Having documented a record number of anti-Semitic and anti-Muslim attacks in 2015, the French government spent €100 million on a huge anti-populist campaign to reduce Islamophobia, racism, and anti-Semitism.
Subsequently, racist, anti-Semitic, and anti-Muslim attacks fell sharply in 2016 with the former seeing a decline of 58.5 per cent and the latter a drop of 57.6 per cent. These attacks are defined as being fires, violence, degradation, and threats — comments, inscriptions, insulting letters.

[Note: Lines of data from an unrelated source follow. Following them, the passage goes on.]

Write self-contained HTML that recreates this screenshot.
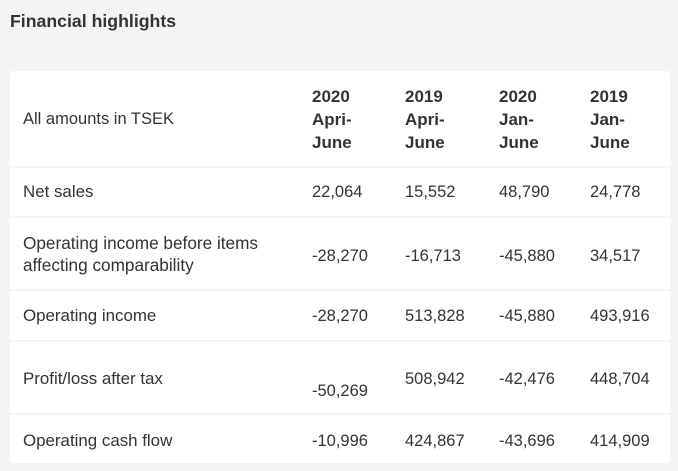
<!DOCTYPE html>
<html>
<head>
<meta charset="utf-8">
<style>
  html, body { margin:0; padding:0; }
  body {
    width:678px; height:471px; overflow:hidden;
    background:#f4f4f4;
    font-family:"Liberation Sans", sans-serif;
    color:#333;
    position:relative;
  }
  .t { position:absolute; white-space:nowrap; }
  .title { left:10px; top:11px; font-size:17.7px; line-height:20px; font-weight:bold; color:#333; }
  .row { position:absolute; left:10px; width:660px; background:#fff; }
  .b { font-size:16.5px; line-height:20px; }
  .l { font-size:16.9px; line-height:20px; }
  .h { font-size:17px; line-height:23px; font-weight:bold; }
</style>
</head>
<body>
  <div class="t title">Financial highlights</div>

  <!-- row backgrounds -->
  <div class="row" style="top:71px;height:95px;border-radius:3px 3px 0 0;"></div>
  <div class="row" style="top:168px;height:48px;"></div>
  <div class="row" style="top:218px;height:71px;"></div>
  <div class="row" style="top:291px;height:49px;"></div>
  <div class="row" style="top:342px;height:71px;"></div>
  <div class="row" style="top:415px;height:48px;border-radius:0 0 3px 3px;"></div>

  <!-- header -->
  <div class="t b" style="left:23px;top:109px;">All amounts in TSEK</div>
  <div class="t h" style="left:312px;top:85px;">2020<br>Apri-<br>June</div>
  <div class="t h" style="left:405px;top:85px;">2019<br>Apri-<br>June</div>
  <div class="t h" style="left:499px;top:85px;">2020<br>Jan-<br>June</div>
  <div class="t h" style="left:590px;top:85px;">2019<br>Jan-<br>June</div>

  <!-- Net sales -->
  <div class="t l" style="left:23px;top:182px;">Net sales</div>
  <div class="t b" style="left:312px;top:182px;">22,064</div>
  <div class="t b" style="left:405px;top:182px;">15,552</div>
  <div class="t b" style="left:499px;top:182px;">48,790</div>
  <div class="t b" style="left:590px;top:182px;">24,778</div>

  <!-- OIBIAC -->
  <div class="t l" style="left:23px;top:232px;line-height:22px;font-size:17.2px;">Operating income before items<br>affecting comparability</div>
  <div class="t b" style="left:312px;top:246px;">-28,270</div>
  <div class="t b" style="left:405px;top:246px;">-16,713</div>
  <div class="t b" style="left:499px;top:246px;">-45,880</div>
  <div class="t b" style="left:590px;top:246px;">34,517</div>

  <!-- Operating income -->
  <div class="t l" style="left:23px;top:306px;">Operating income</div>
  <div class="t b" style="left:312px;top:306px;">-28,270</div>
  <div class="t b" style="left:405px;top:306px;">513,828</div>
  <div class="t b" style="left:499px;top:306px;">-45,880</div>
  <div class="t b" style="left:590px;top:306px;">493,916</div>

  <!-- Profit/loss -->
  <div class="t l" style="left:23px;top:369px;">Profit/loss after tax</div>
  <div class="t b" style="left:312px;top:381px;">-50,269</div>
  <div class="t b" style="left:405px;top:369px;">508,942</div>
  <div class="t b" style="left:499px;top:369px;">-42,476</div>
  <div class="t b" style="left:590px;top:369px;">448,704</div>

  <!-- Operating cash flow -->
  <div class="t l" style="left:23px;top:431px;">Operating cash flow</div>
  <div class="t b" style="left:312px;top:431px;">-10,996</div>
  <div class="t b" style="left:405px;top:431px;">424,867</div>
  <div class="t b" style="left:499px;top:431px;">-43,696</div>
  <div class="t b" style="left:590px;top:431px;">414,909</div>
</body>
</html>
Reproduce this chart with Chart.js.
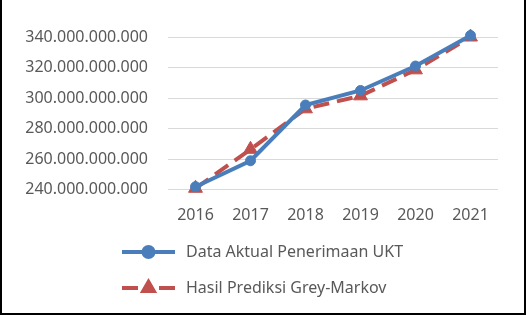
<!DOCTYPE html>
<html>
<head>
<meta charset="utf-8">
<script src="https://cdn.jsdelivr.net/npm/chart.js@4"></script>
<style>
  body { margin: 0; background: #fff; }
  #wrap {
    width: 522px; height: 313px;
    border-left: 2px solid #000; border-right: 2px solid #000; border-bottom: 2px solid #000;
    background: #fff;
  }
</style>
</head>
<body>
<div id="wrap"><canvas id="chart" width="522" height="313"></canvas></div>
<script>
const years = ['2016', '2017', '2018', '2019', '2020', '2021'];
const aktual = [242e9, 259e9, 295.5e9, 305e9, 321e9, 341e9];
const prediksi = [241e9, 266.5e9, 293e9, 301.5e9, 318.5e9, 340e9];
const yTicks = [240e9, 260e9, 280e9, 300e9, 320e9, 340e9];

const FONT = '"Noto Sans", sans-serif';
const TEXT = '#595959';

// thousands separated by dots, like the Indonesian Excel format
function fmt(v) {
  return String(Math.round(v)).replace(/\B(?=(\d{3})+(?!\d))/g, '.');
}

// stacked legend under the axis, each sample = line + marker
const stackedLegend = {
  id: 'stackedLegend',
  afterDraw(chart) {
    const ctx = chart.ctx;
    const rows = [252, 288];
    chart.data.datasets.forEach((ds, i) => {
      const y = rows[i];
      ctx.save();
      ctx.strokeStyle = ds.borderColor;
      ctx.lineWidth = ds.borderWidth;
      ctx.lineCap = 'butt';
      ctx.beginPath();
      if (ds.borderDash) {
        ctx.moveTo(120, y); ctx.lineTo(136, y);
        ctx.moveTo(157, y); ctx.lineTo(173, y);
      } else {
        ctx.moveTo(120, y); ctx.lineTo(173, y);
      }
      ctx.stroke();
      ctx.fillStyle = ds.pointBackgroundColor;
      ctx.strokeStyle = ds.pointBorderColor;
      Chart.helpers.drawPoint(ctx, {
        pointStyle: ds.pointStyle,
        radius: ds.pointStyle === 'triangle' ? 6 : ds.pointRadius,
        borderWidth: 1,
        rotation: 0
      }, 146.5, y);
      ctx.fillStyle = TEXT;
      ctx.font = '16px ' + FONT;
      ctx.textBaseline = 'middle';
      ctx.textAlign = 'left';
      ctx.fillText(ds.label, 184, y);
      ctx.restore();
    });
  }
};

new Chart(document.getElementById('chart'), {
  type: 'line',
  data: {
    labels: years,
    datasets: [
      {
        label: 'Data Aktual Penerimaan UKT',
        data: aktual,
        borderColor: '#4a7ebb',
        backgroundColor: '#4a7ebb',
        borderWidth: 4,
        pointStyle: 'circle',
        pointRadius: 5,
        pointBackgroundColor: '#4a7ebb',
        pointBorderColor: '#4a7ebb',
        pointBorderWidth: 1,
        tension: 0,
        clip: false
      },
      {
        label: 'Hasil Prediksi Grey-Markov',
        data: prediksi,
        borderColor: '#c0504d',
        backgroundColor: '#c0504d',
        borderWidth: 4,
        borderDash: [16, 8],
        pointStyle: 'triangle',
        pointRadius: 8,
        pointBackgroundColor: '#c0504d',
        pointBorderColor: '#c0504d',
        pointBorderWidth: 1,
        tension: 0,
        clip: false
      }
    ]
  },
  options: {
    responsive: false,
    animation: false,
    layout: { padding: { top: 37, right: 26, bottom: 72, left: 0 } },
    plugins: {
      legend: { display: false },
      tooltip: { enabled: false }
    },
    scales: {
      x: {
        offset: true,
        grid: { display: false, drawTicks: false },
        border: { display: false },
        ticks: { color: TEXT, font: { family: FONT, size: 16 }, padding: 16 }
      },
      y: {
        min: 240e9,
        max: 340e9,
        afterBuildTicks(scale) { scale.ticks = yTicks.map(v => ({ value: v })); },
        afterFit(scale) { scale.width = 166; },
        grid: { color: '#d9d9d9', lineWidth: 1, drawTicks: false },
        border: { display: false },
        ticks: {
          color: TEXT,
          font: { family: FONT, size: 16 },
          padding: 20,
          callback: v => fmt(v)
        }
      }
    }
  },
  plugins: [stackedLegend]
});
</script>
</body>
</html>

In this year, attacks on Christian places of worship have increased by 17.4 per cent in 2016 compared to 2015. Racist attacks, meanwhile, dropped by 23.7 per cent (608 versus 797).
The sharp drop in incidents of an Islamophobic or anti-Semitic nature was welcomed by the French government, who credited the figures as the “fruit of the government’s action plan”.

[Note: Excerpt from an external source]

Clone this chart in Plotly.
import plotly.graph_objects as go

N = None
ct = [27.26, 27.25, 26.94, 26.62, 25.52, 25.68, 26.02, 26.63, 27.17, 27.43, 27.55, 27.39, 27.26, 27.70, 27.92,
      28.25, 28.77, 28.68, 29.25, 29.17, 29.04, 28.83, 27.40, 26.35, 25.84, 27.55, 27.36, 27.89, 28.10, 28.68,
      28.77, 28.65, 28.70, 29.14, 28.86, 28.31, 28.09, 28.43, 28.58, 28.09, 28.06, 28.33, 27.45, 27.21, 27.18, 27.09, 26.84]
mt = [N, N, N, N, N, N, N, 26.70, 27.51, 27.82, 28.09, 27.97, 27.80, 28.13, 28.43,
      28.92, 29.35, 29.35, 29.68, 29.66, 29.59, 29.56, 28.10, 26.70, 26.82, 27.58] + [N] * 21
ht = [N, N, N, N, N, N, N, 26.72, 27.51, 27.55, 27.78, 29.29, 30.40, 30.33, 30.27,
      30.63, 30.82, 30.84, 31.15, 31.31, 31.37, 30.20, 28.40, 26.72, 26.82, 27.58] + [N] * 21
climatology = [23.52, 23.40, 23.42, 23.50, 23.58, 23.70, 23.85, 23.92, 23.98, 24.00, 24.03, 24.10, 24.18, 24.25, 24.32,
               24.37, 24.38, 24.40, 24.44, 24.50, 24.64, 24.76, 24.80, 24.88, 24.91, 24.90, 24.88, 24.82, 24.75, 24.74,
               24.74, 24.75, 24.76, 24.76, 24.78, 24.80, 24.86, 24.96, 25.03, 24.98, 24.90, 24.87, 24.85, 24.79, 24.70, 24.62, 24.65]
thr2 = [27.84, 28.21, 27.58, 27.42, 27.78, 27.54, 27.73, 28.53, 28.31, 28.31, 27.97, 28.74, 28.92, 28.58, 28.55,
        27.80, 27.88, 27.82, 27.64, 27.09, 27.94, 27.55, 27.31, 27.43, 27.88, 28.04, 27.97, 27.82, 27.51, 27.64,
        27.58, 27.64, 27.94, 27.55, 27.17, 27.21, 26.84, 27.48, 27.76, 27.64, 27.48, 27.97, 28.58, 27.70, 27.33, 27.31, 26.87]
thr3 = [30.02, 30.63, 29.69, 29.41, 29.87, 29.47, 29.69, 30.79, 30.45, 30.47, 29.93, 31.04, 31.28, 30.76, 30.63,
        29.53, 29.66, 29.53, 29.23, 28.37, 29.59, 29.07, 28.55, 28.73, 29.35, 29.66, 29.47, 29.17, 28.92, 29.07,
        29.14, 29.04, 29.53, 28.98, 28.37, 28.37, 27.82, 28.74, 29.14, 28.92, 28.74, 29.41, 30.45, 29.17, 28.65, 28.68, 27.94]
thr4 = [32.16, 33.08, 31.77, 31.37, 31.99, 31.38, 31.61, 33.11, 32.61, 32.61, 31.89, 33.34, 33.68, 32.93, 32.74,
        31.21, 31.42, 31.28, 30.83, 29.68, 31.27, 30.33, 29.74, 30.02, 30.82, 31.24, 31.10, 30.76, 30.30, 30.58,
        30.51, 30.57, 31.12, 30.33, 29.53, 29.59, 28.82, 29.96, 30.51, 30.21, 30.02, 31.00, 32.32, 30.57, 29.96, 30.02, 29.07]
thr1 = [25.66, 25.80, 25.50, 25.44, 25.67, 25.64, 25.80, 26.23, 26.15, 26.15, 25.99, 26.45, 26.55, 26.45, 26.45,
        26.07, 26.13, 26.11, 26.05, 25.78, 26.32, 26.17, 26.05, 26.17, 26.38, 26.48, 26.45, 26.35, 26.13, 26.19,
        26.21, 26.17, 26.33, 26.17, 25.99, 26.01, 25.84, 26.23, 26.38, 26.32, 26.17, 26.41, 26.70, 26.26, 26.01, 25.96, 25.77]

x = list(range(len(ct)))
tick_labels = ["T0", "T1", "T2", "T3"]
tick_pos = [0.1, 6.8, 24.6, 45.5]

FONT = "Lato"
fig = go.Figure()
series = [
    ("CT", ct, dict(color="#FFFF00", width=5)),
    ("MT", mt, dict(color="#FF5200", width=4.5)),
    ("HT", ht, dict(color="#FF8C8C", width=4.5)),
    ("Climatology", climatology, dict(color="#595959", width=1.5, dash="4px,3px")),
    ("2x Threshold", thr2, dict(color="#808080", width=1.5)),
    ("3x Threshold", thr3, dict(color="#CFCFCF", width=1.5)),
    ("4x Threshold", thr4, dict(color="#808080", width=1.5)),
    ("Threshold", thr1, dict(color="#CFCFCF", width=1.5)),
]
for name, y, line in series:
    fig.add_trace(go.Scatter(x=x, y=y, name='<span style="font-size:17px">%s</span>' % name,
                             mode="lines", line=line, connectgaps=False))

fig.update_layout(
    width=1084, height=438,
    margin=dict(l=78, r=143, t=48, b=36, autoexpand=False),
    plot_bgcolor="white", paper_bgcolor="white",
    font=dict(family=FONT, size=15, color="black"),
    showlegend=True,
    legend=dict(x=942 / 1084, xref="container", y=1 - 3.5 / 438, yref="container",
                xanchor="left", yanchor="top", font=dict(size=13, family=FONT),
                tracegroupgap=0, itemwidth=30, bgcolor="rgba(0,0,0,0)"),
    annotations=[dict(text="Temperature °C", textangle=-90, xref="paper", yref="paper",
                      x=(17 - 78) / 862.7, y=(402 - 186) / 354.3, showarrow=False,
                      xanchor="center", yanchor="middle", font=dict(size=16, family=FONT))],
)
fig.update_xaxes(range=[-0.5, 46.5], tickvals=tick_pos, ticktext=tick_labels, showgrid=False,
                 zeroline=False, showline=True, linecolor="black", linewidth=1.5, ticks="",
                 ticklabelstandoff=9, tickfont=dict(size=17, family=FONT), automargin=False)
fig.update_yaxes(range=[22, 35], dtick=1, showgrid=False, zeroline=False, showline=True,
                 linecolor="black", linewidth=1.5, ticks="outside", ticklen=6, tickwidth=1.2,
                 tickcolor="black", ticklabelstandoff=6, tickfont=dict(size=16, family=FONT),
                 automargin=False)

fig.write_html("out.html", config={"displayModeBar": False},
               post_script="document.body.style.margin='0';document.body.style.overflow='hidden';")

“Thanks to an unprecedented mobilisation of state services, we have already achieved very encouraging results, as evidenced by the figures for 2016. This gives us much satisfaction”, said interior minister Bruno Le Roux.

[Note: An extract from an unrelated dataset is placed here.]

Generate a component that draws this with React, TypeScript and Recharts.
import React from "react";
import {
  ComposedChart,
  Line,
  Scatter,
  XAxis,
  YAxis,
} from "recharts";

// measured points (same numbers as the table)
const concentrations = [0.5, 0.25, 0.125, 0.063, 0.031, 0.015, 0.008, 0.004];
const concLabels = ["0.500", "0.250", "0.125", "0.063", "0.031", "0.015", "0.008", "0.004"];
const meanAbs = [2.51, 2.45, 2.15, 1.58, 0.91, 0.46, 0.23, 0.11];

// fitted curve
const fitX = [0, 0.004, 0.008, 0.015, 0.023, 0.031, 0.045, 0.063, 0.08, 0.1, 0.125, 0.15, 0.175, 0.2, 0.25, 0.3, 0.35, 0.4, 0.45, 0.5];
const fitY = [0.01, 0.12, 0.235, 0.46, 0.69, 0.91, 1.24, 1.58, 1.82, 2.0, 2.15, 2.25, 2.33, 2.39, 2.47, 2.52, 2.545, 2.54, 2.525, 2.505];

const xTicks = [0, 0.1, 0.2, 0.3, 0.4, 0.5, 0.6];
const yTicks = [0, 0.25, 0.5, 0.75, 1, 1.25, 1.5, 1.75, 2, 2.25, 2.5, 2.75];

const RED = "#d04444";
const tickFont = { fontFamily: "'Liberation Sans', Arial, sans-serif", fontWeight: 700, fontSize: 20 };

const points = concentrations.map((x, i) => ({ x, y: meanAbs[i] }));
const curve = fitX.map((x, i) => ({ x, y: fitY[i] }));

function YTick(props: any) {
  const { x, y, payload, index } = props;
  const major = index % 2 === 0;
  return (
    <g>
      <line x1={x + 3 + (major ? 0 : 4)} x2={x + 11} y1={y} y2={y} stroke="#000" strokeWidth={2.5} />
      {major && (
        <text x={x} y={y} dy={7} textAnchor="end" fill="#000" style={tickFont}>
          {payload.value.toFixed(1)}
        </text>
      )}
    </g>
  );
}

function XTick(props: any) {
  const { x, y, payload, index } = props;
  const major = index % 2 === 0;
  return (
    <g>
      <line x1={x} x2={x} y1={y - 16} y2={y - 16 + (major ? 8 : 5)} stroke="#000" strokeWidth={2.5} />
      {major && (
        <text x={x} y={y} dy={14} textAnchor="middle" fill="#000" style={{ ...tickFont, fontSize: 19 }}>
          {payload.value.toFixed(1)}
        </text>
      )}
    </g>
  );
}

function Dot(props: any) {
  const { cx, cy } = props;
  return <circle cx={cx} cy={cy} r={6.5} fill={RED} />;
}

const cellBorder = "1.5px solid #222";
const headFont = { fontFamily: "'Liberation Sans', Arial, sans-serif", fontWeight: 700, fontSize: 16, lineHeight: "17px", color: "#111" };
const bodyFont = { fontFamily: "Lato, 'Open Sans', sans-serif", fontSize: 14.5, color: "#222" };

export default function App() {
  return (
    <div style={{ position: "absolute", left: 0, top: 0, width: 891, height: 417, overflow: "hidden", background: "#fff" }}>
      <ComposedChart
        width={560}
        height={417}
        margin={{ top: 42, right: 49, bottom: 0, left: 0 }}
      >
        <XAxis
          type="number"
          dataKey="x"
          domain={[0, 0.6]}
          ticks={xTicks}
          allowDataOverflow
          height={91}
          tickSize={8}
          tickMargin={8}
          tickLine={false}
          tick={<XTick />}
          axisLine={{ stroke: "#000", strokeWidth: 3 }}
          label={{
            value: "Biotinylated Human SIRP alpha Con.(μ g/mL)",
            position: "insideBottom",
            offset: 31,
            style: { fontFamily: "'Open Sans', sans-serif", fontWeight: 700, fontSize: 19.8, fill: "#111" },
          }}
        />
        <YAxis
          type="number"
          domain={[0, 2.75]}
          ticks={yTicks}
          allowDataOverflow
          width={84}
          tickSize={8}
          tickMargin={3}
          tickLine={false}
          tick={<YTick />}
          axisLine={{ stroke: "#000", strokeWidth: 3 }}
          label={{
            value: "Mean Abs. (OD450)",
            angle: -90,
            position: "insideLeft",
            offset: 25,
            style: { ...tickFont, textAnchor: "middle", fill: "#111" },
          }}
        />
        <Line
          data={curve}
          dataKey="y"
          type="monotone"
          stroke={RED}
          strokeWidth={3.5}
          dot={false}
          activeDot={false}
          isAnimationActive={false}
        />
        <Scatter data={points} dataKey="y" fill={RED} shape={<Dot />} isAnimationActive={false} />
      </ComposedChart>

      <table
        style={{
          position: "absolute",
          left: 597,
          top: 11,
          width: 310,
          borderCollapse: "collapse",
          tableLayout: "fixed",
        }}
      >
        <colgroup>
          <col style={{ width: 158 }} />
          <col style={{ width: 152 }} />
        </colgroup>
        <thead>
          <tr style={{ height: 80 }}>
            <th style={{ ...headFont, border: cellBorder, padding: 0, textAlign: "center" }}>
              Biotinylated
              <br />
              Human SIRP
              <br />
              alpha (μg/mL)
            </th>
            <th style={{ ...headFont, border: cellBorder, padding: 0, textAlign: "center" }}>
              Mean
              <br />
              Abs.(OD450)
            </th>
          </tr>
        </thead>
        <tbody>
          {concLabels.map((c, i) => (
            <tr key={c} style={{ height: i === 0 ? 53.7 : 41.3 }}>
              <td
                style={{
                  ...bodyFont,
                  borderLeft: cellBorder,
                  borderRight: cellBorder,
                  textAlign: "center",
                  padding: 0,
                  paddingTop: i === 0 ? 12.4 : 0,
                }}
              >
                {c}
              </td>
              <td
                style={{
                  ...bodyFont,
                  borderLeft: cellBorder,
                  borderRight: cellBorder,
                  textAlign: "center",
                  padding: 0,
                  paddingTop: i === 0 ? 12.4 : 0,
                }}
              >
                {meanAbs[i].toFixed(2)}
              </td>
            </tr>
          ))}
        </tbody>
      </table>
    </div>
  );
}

The minister warned against “triumphalism”, however, telling Agence France-Presse: “Faced with racism, anti-Semitism, anti-Muslim, and anti-Christian acts, we must not slacken our guard, quite the contrary.”
“We continue, and we will continue always to fight against these absolutely intolerable acts, which sully the Republic” he added, insisting that France will combat ‘intolerance’ with “maximum vigilance”.
Le Figaro reported that acts which target Christians now account for 90 per cent assaults on places of worship.
The newspaper points out that, while it is to be expected that attacks on churches are the most plentiful because they exist in the largest number, cases in which Christian places of worship were defiled saw a huge rise between 2008 and 2016.
The government says the majority of the 949 attacks on churches have “no religious motive”, but that there was a possible “satanic motivation” in 14 cases and an “anarchist” motivation in 25. However, since 2008 assaults on Christian places of worship have risen by 245 per cent.
Last year in Dülmen, following the arrival of well over a million migrants in Germany, local media said “not a day goes by” without attacks on Christian religious statues.